Sample Track: College Gangbang

Ed Kowalczyk – Alive (2010) 

It’s the classic story, boy fronts band, boy leaves band to do his own thing, that thing isn’t as successful as the band, boy goes back. For those of you that don’t recognize the name, Kowalczyk was/is the lead singer of 90s rockers Live. There’s a twist to this story though. That solo material that flopped? It’s actually pretty damn good. I struggle to understand why it went by largely unnoticed. My best guess is that he tried to turn himself into a Christian rocker. Lead single “Grace” has it plastered all over it and that doesn’t really spin well on rock radio. But his trademark ethereal and powerful vocals are still there. Honestly, otherwise songs like “Drive” “Stand” and “Drink (Everlasting Love) fit in with the Live Catalog. 

Sample Track: Grace

Blind Melon – Soup (1995)

After their self-titled debut went triple-platinum, Blind Melon seemed to be on a rocketship to stardom. In the era of grunge, their folksy psychedelic rock sound was an outlier. While angst was the order of the day, they were airy and uplifting. With all the hype in the world behind their sophomore effort, it was a complete flop and Hoon was found dead in their tour bus. Blind Melon became a footnote in 90s rock, but for my money, that album was just out of its time. It has a spirit that would’ve been right at home in the 70s psychedelic rock scene. Looking back with the grunge goggles removed, Soup is a beautiful, complex and heartfelt work of art that far surpasses what their debut offered.  

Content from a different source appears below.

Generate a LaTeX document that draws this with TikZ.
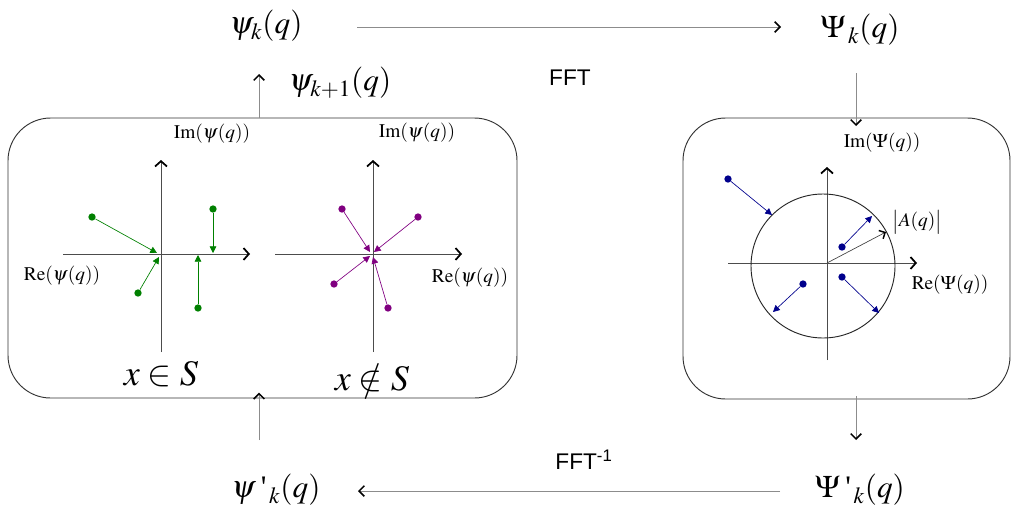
\documentclass[tikz,border=0pt]{standalone}
\usepackage{mathptmx}
\usepackage[no-math]{fontspec}
\setmainfont{Liberation Serif}
\setsansfont{Liberation Sans}
\usetikzlibrary{arrows.meta}
\definecolor{dgreen}{RGB}{0,128,0}
\definecolor{dpurple}{RGB}{128,0,128}
\definecolor{dblue}{RGB}{0,0,140}
\newcommand{\strq}{\mbox{\,\textquotesingle}}
\tikzset{
  big/.style={font=\fontsize{23.5}{28}\selectfont, inner sep=0pt},
  huge/.style={font=\fontsize{27}{32}\selectfont, inner sep=0pt},
  axlab/.style={font=\fontsize{14.5}{17}\selectfont, inner sep=0pt},
  sflab/.style={font=\sffamily\fontsize{17}{20}\selectfont, inner sep=0pt},
  flow/.style={draw=black!45, line width=0.6pt, -{Straight Barb[length=4pt,width=8pt,color=black,line width=1.1pt]}},
  axis/.style={draw=black!70, line width=0.6pt, -{Straight Barb[length=4pt,width=9pt,color=black,line width=1.3pt]}},
  panel/.style={draw=black!80, line width=0.7pt, rounded corners=32pt},
  dot/.style={circle, fill=#1, inner sep=0pt, minimum size=5.5pt},
  vec/.style={draw=#1, line width=0.5pt, -{Triangle[length=5pt,width=5pt,color=#1]}},
}
\begin{document}
\begin{tikzpicture}[x=0.75pt,y=-0.75pt]
\path[use as bounding box] (0,0) rectangle (1012,514);

% main labels
\node[big] (pk) at (266,26) {$\psi_k(q)$};
\node[big] (Pk) at (860,30) {$\Psi_{\,k}(q)$};
\node[big] (pk1) at (340,83) {$\psi_{k+1}(q)$};
\node[big] (ppk) at (276,490) {$\psi\strq_{\,k}(q)$};
\node[big] (Ppk) at (860,490) {$\Psi\strq_{\,k}(q)$};
\node[sflab] (fft) at (570,78) {FFT};
\node[sflab] (ifft) at (584,460) {FFT\textsuperscript{-1}};

% panels
\draw[panel] (8,118) rectangle (517,398);
\coordinate (Lt) at (259,118);
\coordinate (Lb) at (259,398);
\draw[panel] (683,118) rectangle (1010,399);
\coordinate (Rt) at (856,118);
\coordinate (Rb) at (856,399);

% flow connectors
\coordinate (a1s) at (357,27);
\coordinate (a1e) at (781,27);
\draw[flow] (a1s) -- (a1e);
\coordinate (a2s) at (856,73);
\draw[flow] (a2s) -- ([yshift=-6]Rt);
\coordinate (a3e) at (856,440);
\draw[flow] ([yshift=2]Rb) -- (a3e);
\coordinate (a4s) at (780,491);
\coordinate (a4e) at (358,491);
\draw[flow] (a4s) -- (a4e);
\coordinate (a5s) at (259,440);
\draw[flow] (a5s) -- ([yshift=4]Lb);
\draw[flow] (Lt) -- (259,74);

% ---- plot 1 (x in S)
\coordinate (o1) at (161,254);
\draw[axis] (63,254) -- (250,254);
\draw[black!70, line width=0.6pt] (161,352) -- (161,162);
\draw[axis] (161,200) -- (161,160);
\node[axlab] (im1) at (212,134) {$\mathrm{Im}(\psi(q))$};
\node[axlab] (re1) at (62,276) {$\mathrm{Re}(\psi(q))$};
\node[dot=dgreen] (g1) at (92,217) {};
\node[dot=dgreen] (g2) at (138,293) {};
\node[dot=dgreen] (g3) at (213,209) {};
\node[dot=dgreen] (g4) at (198,308) {};
\coordinate (g1e) at (157,253);
\coordinate (g2e) at (159,257);
\coordinate (g3e) at (213,253);
\coordinate (g4e) at (198,255);
\draw[vec=dgreen] (g1) -- (g1e);
\draw[vec=dgreen] (g2) -- (g2e);
\draw[vec=dgreen] (g3) -- (g3e);
\draw[vec=dgreen] (g4) -- (g4e);
\node[huge] (inS) at (161,374) {$x\in S$};

% ---- plot 2 (x not in S)
\draw[axis] (275,254) -- (462,254);
\draw[black!70, line width=0.6pt] (373,352) -- (373,162);
\draw[axis] (373,200) -- (373,160);
\node[axlab] (im2) at (417,133) {$\mathrm{Im}(\psi(q))$};
\node[axlab] (re2) at (470,278) {$\mathrm{Re}(\psi(q))$};
\node[dot=dpurple] (p1) at (342,209) {};
\node[dot=dpurple] (p2) at (418,217) {};
\node[dot=dpurple] (p3) at (334,284) {};
\node[dot=dpurple] (p4) at (388,308) {};
\coordinate (p1e) at (370,252);
\coordinate (p2e) at (374,252);
\coordinate (p3e) at (370,256);
\coordinate (p4e) at (373,257);
\draw[vec=dpurple] (p1) -- (p1e);
\draw[vec=dpurple] (p2) -- (p2e);
\draw[vec=dpurple] (p3) -- (p3e);
\draw[vec=dpurple] (p4) -- (p4e);
\node[huge] (ninS) at (372,378) {$x\notin S$};

% ---- plot 3 (Fourier domain)
\coordinate (o3) at (827,263);
\draw[black!70, line width=0.6pt] (728,263) -- (900,263);
\draw[axis] (880,263) -- (917,263);
\draw[black!70, line width=0.6pt] (827,360) -- (827,172);
\draw[axis] (827,200) -- (827,167);
\draw[black!85, line width=0.7pt] (823,266) circle[radius=54pt];
\node[axlab] (im3) at (882,143) {$\mathrm{Im}(\Psi(q))$};
\node[axlab] (re3) at (950,285) {$\mathrm{Re}(\Psi(q))$};
\node[axlab] (amp) at (917,222) {$\bigl|A(q)\bigr|$};
\coordinate (r3) at (886,232);
\draw[black!75, line width=0.5pt, -{Straight Barb[length=3.5pt,width=7pt,color=black,line width=1.1pt]}] (o3) -- (r3);
\node[dot=dblue] (b1) at (728,179) {};
\node[dot=dblue] (b2) at (842,247) {};
\node[dot=dblue] (b3) at (803,284) {};
\node[dot=dblue] (b4) at (842,277) {};
\coordinate (b1e) at (772,215);
\coordinate (b2e) at (872,216);
\coordinate (b3e) at (773,312);
\coordinate (b4e) at (879,313);
\draw[vec=dblue] (b1) -- (b1e);
\draw[vec=dblue] (b2) -- (b2e);
\draw[vec=dblue] (b3) -- (b3e);
\draw[vec=dblue] (b4) -- (b4e);
\end{tikzpicture}
\end{document}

I think it would even have a home today, it’s what would happen if you gave Mumford and Sons or the Lumineers fistfuls of drugs, like lots of drugs.  You’ll dance with songs “Galaxie” and “Wilt.” You’ll stomp your feet to “Skinned” which could be a modern folk revival song if it wasn’t about a mass murderer making furniture out of his victims. “Toes Across the Floor” and “Mouthful of Cavities” are haunting songs that hit deep. 

I’ll give you a sample taken from their Woodstock ‘94 performance. My favourite performance from either of the 90s Woodstocks and definitely worth checking the whole thing out.

Sample Track: 2×4

David Usher – Little Songs (1998)

The enigmatic singer from Moist was at the height of his career as the king of Canadian grunge when he stepped aside for a second to give us Little Songs. This barely qualifies as stepping outside his band though as the contributing musicians list looked a lot like the band’s lineup. But this definitely wasn’t Moist. It was subtle and understated with some electronic and jazzy elements fused in.  It was much closer to the trip-hop acts that were big in the late 90s than grunge. 

Lead single “Forestfire” and “Jesus Was My Girl” were essentially Portishead tunes with Usher on vocals and the result was stunning. “St. Lawrence River” shows a sensitive side we hadn’t seen from Usher but had some of his trademark darkness behind it. “Unholy, Dirty and Beautiful” and “Baby Skin Tattoo” are deeply introspective and striking. 

Usher went on to have a very successful solo career with much more radio-friendly albums and this album seemed to have gotten left behind. It’s a shame, but its uniqueness is also part of its charm.